California Employer Challenges Restrictive Covenant Use by Out-of-State Employers
Author: Marta Moakley, XpertHR Legal Editor
July 20, 2017
Veeva Systems, a California-based, cloud-based software provider for the life sciences industries, has filed a claim in the superior court of California against three companies that use post-termination non-compete, confidentiality and nondisparagement clauses in employment agreements. Veeva alleges that those practices restrict fair competition and violate California law. The claims were filed against New York-based Medidata, Connecticut-based QuintilesIMS and New Jersey-based Sparta Systems. All three of these companies are rivals that have sought court orders against former employees seeking to work for Veeva, as well as filing claims against Veeva itself.
California has one of the strictest laws against covenants not to compete. A vast majority of other states, however, allow for the enforceability of these restrictive covenants, providing for a range of regulatory breadth across the nation. Often, states carve out employee protections for certain industries, such as medical professionals.
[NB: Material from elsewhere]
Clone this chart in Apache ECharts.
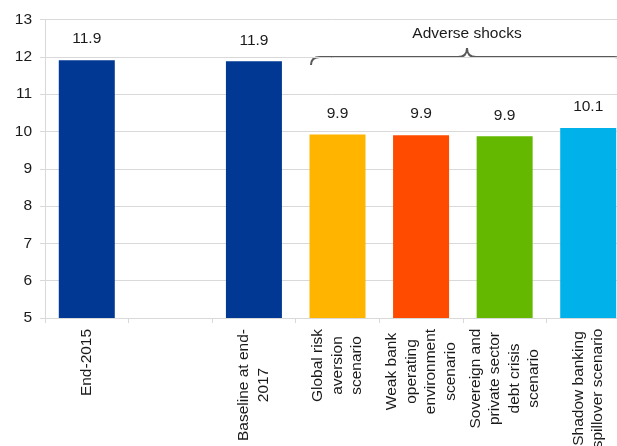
<!DOCTYPE html>
<html>
<head>
<meta charset="utf-8">
<style>
  html, body { margin: 0; padding: 0; background: #fff; }
  #chart { width: 617px; height: 446px; }
</style>
<script src="https://cdn.jsdelivr.net/npm/echarts@6/dist/echarts.min.js"></script>
</head>
<body>
<div id="chart"></div>
<script>
// data
var categories = [
  "End-2015",
  "",
  "Baseline at end-\n2017",
  "Global risk\naversion\nscenario",
  "Weak bank\noperating\nenvironment\nscenario",
  "Sovereign and\nprivate sector\ndebt crisis\nscenario",
  "Shadow banking\nspillover scenario"
];
var values = [11.91, null, 11.88, 9.92, 9.9, 9.87, 10.09];
var barColors = ["#003894", "#003894", "#003894", "#FFB400", "#FF4B00", "#65B800", "#00B1EA"];
var yTicks = { min: 5, max: 13, step: 1 };
var groupTitle = "Adverse shocks";

var FONT = "Liberation Sans";
var FS = 15.5;

// per-label widths so every line of a label is centred in its block
var ctx = document.createElement("canvas").getContext("2d");
ctx.font = FS + "px '" + FONT + "'";
var rich = {};
categories.forEach(function(c, i) {
  var w = 0;
  c.split("\n").forEach(function(s) {
    w = Math.max(w, ctx.measureText(s).width);
  });
  rich["l" + i] = {
    width: Math.ceil(w) + 1,
    align: "center",
    fontSize: FS,
    lineHeight: 19.5,
    fontFamily: FONT,
    color: "#1a1a1a"
  };
});

// curly brace over the adverse-shock bars
var braceStyle = { stroke: "#595959", lineWidth: 2, fill: null };
var brace = [
  { type: "bezierCurve", shape: { x1: 311, y1: 65, cpx1: 311, cpy1: 57, x2: 320, y2: 57 } },
  { type: "line", shape: { x1: 320, y1: 57, x2: 458, y2: 57 } },
  { type: "bezierCurve", shape: { x1: 458, y1: 57, cpx1: 467, cpy1: 57, x2: 467, y2: 48 } },
  { type: "bezierCurve", shape: { x1: 467, y1: 48, cpx1: 467, cpy1: 57, x2: 476, y2: 57 } },
  { type: "line", shape: { x1: 476, y1: 57, x2: 614, y2: 57 } },
  { type: "bezierCurve", shape: { x1: 614, y1: 57, cpx1: 623, cpy1: 57, x2: 623, y2: 65 } }
].map(function(g) {
  g.style = braceStyle;
  return g;
});

var chart = echarts.init(document.getElementById("chart"));

chart.setOption({
  animation: false,
  textStyle: { fontFamily: FONT },
  grid: { left: 45, right: -13, top: 19.5, bottom: 128, outerBoundsMode: "none", containLabel: false },
  xAxis: {
    type: "category",
    data: categories,
    axisLine: { lineStyle: { color: "#d9d9d9", width: 1 } },
    axisTick: { show: true, length: 5, lineStyle: { color: "#d9d9d9" } },
    axisLabel: {
      interval: 0,
      rotate: 90,
      margin: 10,
      rich: rich,
      formatter: function(val, idx) {
        if (!val) return "";
        return val.split("\n").map(function(s) {
          return "{l" + idx + "|" + s + "}";
        }).join("\n");
      }
    }
  },
  yAxis: {
    type: "value",
    min: yTicks.min,
    max: yTicks.max,
    interval: yTicks.step,
    axisLine: { show: true, lineStyle: { color: "#d9d9d9" } },
    axisTick: { show: true, length: 5, lineStyle: { color: "#d9d9d9" } },
    splitLine: { lineStyle: { color: "#d9d9d9", width: 1 } },
    axisLabel: { fontSize: FS, color: "#1a1a1a", margin: 13 }
  },
  series: [{
    type: "bar",
    barWidth: 56,
    data: values.map(function(v, i) {
      return { value: v, itemStyle: { color: barColors[i] } };
    }),
    label: {
      show: true,
      position: "top",
      distance: 13,
      fontSize: FS,
      color: "#1a1a1a",
      formatter: function(p) {
        return p.value == null ? "" : p.value.toFixed(1);
      }
    }
  }],
  graphic: brace.concat([
    {
      type: "text",
      x: 467,
      y: 34,
      style: {
        text: groupTitle,
        fontSize: FS,
        fontFamily: FONT,
        fill: "#1a1a1a",
        textAlign: "center",
        textVerticalAlign: "middle"
      }
    }
  ])
});
</script>
</body>
</html>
Even in California, however, employers may require employees to sign confidentiality, nonsolicitation and nondisclosure agreements.
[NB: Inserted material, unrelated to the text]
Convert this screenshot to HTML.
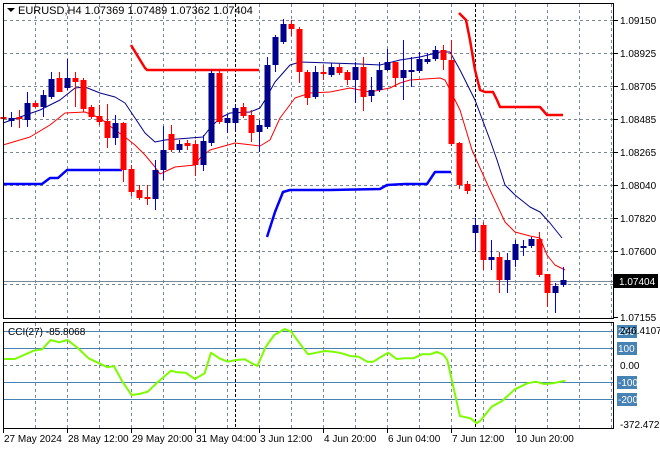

In a press release, Peter Gassner, Veeva founder and CEO, argues that "in most states, companies essentially have the power to dictate where employees can work and keep them locked in jobs." The lawsuit aims to stop out-of-state companies' "widespread misuse of non-compete, confidentiality and non-disparagement agreements that restrict employees' basic rights."
Supporters of restrictive covenants argue that the employee restrictions protect employer-owned trade secrets and confidential information, making them essential tools in promoting business interests. In addition, the clauses may boost employee retention.
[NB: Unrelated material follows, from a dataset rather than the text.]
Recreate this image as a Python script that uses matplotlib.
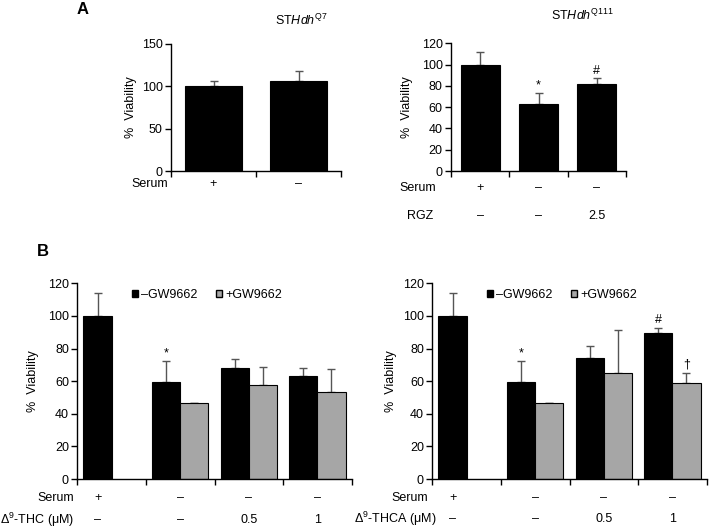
import matplotlib
matplotlib.use("Agg")
import matplotlib.pyplot as plt
from matplotlib.patches import Patch
import numpy as np

plt.rcParams['font.family'] = ['Liberation Sans', 'DejaVu Sans']
plt.rcParams['mathtext.fontset'] = 'custom'
plt.rcParams['mathtext.rm'] = 'Liberation Sans'
plt.rcParams['mathtext.it'] = 'Liberation Sans:italic'
FS = 9
plt.rcParams['font.size'] = FS

# ---------------- data ----------------
a1_labels = ['+', '–']
a1_vals = [100, 106.5]
a1_err = [6.5, 12]

a2_serum = ['+', '–', '–']
a2_rgz = ['–', '–', '2.5']
a2_vals = [100, 62.5, 82]
a2_err = [12, 11, 5]
a2_marks = ['', '*', '#']

b_serum = ['+', '–', '–', '–']
b_thc_conc = ['–', '–', '0.5', '1']
b1_black = [100, 59.5, 68.3, 63.2]
b1_black_err = [14.2, 12.6, 5.2, 5.0]
b1_gray = [np.nan, 46.5, 57.8, 53.2]
b1_gray_err = [np.nan, 0.0, 11, 14.5]
b1_marks_black = ['', '*', '', '']
b1_marks_gray = ['', '', '', '']

b2_black = [100, 59.5, 74.2, 89.5]
b2_black_err = [14.2, 12.6, 7.2, 3.0]
b2_gray = [np.nan, 46.5, 64.7, 58.8]
b2_gray_err = [np.nan, 0.0, 26.5, 6.0]
b2_marks_black = ['', '*', '', '#']
b2_marks_gray = ['', '', '', '†']

W, H = 709, 529
fig = plt.figure(figsize=(W / 100, H / 100), dpi=100)


def add_ax(x0, y0, x1, y1):
    return fig.add_axes([x0 / W, 1 - y1 / H, (x1 - x0) / W, (y1 - y0) / H])


def style(ax, ylim, yticks, ncat, labx):
    ax.set_ylim(*ylim)
    ax.set_yticks(yticks)
    ax.set_xlim(-0.5, ncat - 0.5)
    ax.set_xticks(np.arange(ncat + 1) - 0.5)
    ax.set_xticklabels([])
    for s in ['top', 'right']:
        ax.spines[s].set_visible(False)
    for s in ['left', 'bottom']:
        ax.spines[s].set_linewidth(1.0)
    ax.tick_params(axis='both', direction='out', length=4, width=1.0, labelsize=FS, pad=2)
    ax.set_ylabel('%  Viability', fontsize=FS)
    ax.yaxis.set_label_coords(labx, 0.5)


ecol = '#555555'
ekw = dict(ecolor=ecol, elinewidth=1.0, capsize=3, capthick=1.0)


def bars_with_err(ax, x, vals, err, width, color):
    vals = np.asarray(vals, float)
    err = np.asarray(err, float)
    ok = ~np.isnan(vals)
    ax.bar(x[ok], vals[ok], width=width, color=color, edgecolor='black', linewidth=0.8, zorder=2)
    e = np.where(np.isnan(err), 0, err)
    low = np.zeros_like(e)
    ax.errorbar(x[ok], vals[ok], yerr=[low[ok], e[ok]], fmt='none', zorder=1, **ekw)


def marks(ax, x, vals, err, syms, pad):
    for xi, v, e, s in zip(x, vals, err, syms):
        if s:
            ax.text(xi, v + e + pad, s, ha='center', va='bottom', fontsize=FS)


# ---------- Panel A left ----------
ax1 = add_ax(171, 44, 341, 171)
x = np.arange(len(a1_vals))
bars_with_err(ax1, x, a1_vals, a1_err, 0.68, 'black')
style(ax1, (0, 150), [0, 50, 100, 150], 2, -0.20)
fig.text(301 / W, 1 - 20 / H, r'ST$\mathit{Hdh}^{\mathrm{Q7}}$', ha='center', va='center', fontsize=FS)
fig.text(168 / W, 1 - 184 / H, 'Serum', ha='right', va='center', fontsize=FS)
for xi, s in zip(x, a1_labels):
    ax1.text(xi, -0.102, s, transform=ax1.get_xaxis_transform(), ha='center', va='center', fontsize=FS)

# ---------- Panel A right ----------
ax2 = add_ax(451, 43.3, 626, 171)
x = np.arange(len(a2_vals))
bars_with_err(ax2, x, a2_vals, a2_err, 0.67, 'black')
style(ax2, (0, 120), [0, 20, 40, 60, 80, 100, 120], 3, -0.217)
marks(ax2, x, a2_vals, a2_err, a2_marks, 1.0)
fig.text(582 / W, 1 - 15 / H, r'ST$\mathit{Hdh}^{\mathrm{Q111}}$', ha='center', va='center', fontsize=FS)
fig.text(436 / W, 1 - 188 / H, 'Serum', ha='right', va='center', fontsize=FS)
fig.text(407 / W, 1 - 216 / H, 'RGZ', ha='left', va='center', fontsize=FS)
for xi, s1, s2 in zip(x, a2_serum, a2_rgz):
    ax2.text(xi, (171 - 188) / 127.7, s1, transform=ax2.get_xaxis_transform(), ha='center', va='center', fontsize=FS)
    ax2.text(xi, (171 - 216) / 127.7, s2, transform=ax2.get_xaxis_transform(), ha='center', va='center', fontsize=FS)

fig.text(83 / W, 1 - 10 / H, 'A', ha='center', va='center', fontsize=12, fontweight='bold')
fig.text(43 / W, 1 - 252 / H, 'B', ha='center', va='center', fontsize=12, fontweight='bold')


# ---------- Panel B ----------
def panel_b(box, black, berr, gray, gerr, mb, mg, rowlab, rowlab_x, rowlab_right, labx, first_row_y, second_row_y):
    ax = add_ax(*box)
    n = len(black)
    x = np.arange(n)
    w = 0.41
    bars_with_err(ax, x - w / 2, black, berr, w, 'black')
    bars_with_err(ax, x + w / 2, gray, gerr, w, '#a6a6a6')
    style(ax, (0, 120), [0, 20, 40, 60, 80, 100, 120], n, labx)
    marks(ax, x - w / 2, black, berr, mb, 1.5)
    gv = np.nan_to_num(np.asarray(gray, float))
    ge = np.nan_to_num(np.asarray(gerr, float))
    marks(ax, x + w / 2, gv, ge, mg, 1.5)
    handles = [Patch(facecolor='black', edgecolor='black', label='–GW9662'),
               Patch(facecolor='#a6a6a6', edgecolor='black', label='+GW9662')]
    ax.legend(handles=handles, loc='center left', bbox_to_anchor=(0.198, 0.94), ncol=2, frameon=False,
              handlelength=0.5, handleheight=0.5, handletextpad=0.25, columnspacing=1.5,
              borderpad=0, borderaxespad=0, fontsize=FS)
    hpx = box[3] - box[1]
    labpos = [x[0] - w / 2] + list(x[1:])
    for xi, s1, s2 in zip(labpos, b_serum, b_thc_conc):
        ax.text(xi, (box[3] - first_row_y) / hpx, s1, transform=ax.get_xaxis_transform(), ha='center', va='center', fontsize=FS)
        ax.text(xi, (box[3] - second_row_y) / hpx, s2, transform=ax.get_xaxis_transform(), ha='center', va='center', fontsize=FS)
    fig.text(rowlab_right / W, 1 - first_row_y / H, 'Serum', ha='right', va='center', fontsize=FS)
    fig.text(rowlab_x / W, 1 - second_row_y / H, rowlab, ha='right', va='center', fontsize=FS)
    return ax


panel_b((77.3, 283.3, 351.7, 479), b1_black, b1_black_err, b1_gray, b1_gray_err,
        b1_marks_black, b1_marks_gray, 'Δ$^{9}$-THC (μM)', 74, 74, -0.14, 498, 520)
panel_b((432.3, 283.3, 706.7, 479), b2_black, b2_black_err, b2_gray, b2_gray_err,
        b2_marks_black, b2_marks_gray, 'Δ$^{9}$-THCA (μM)', 437, 428, -0.129, 498, 519)

fig.savefig('out.png', dpi=100)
Restrictive covenants are common in a number of industries, including technology and engineering. However, their use has broadened to include workers in a variety of industries, including low-wage jobs. Last year, the Obama Administration addressed the proliferation of noncompete agreements in employment, taking the position that those covenants had been misused in certain situations. However, the current administration may not take a similar position.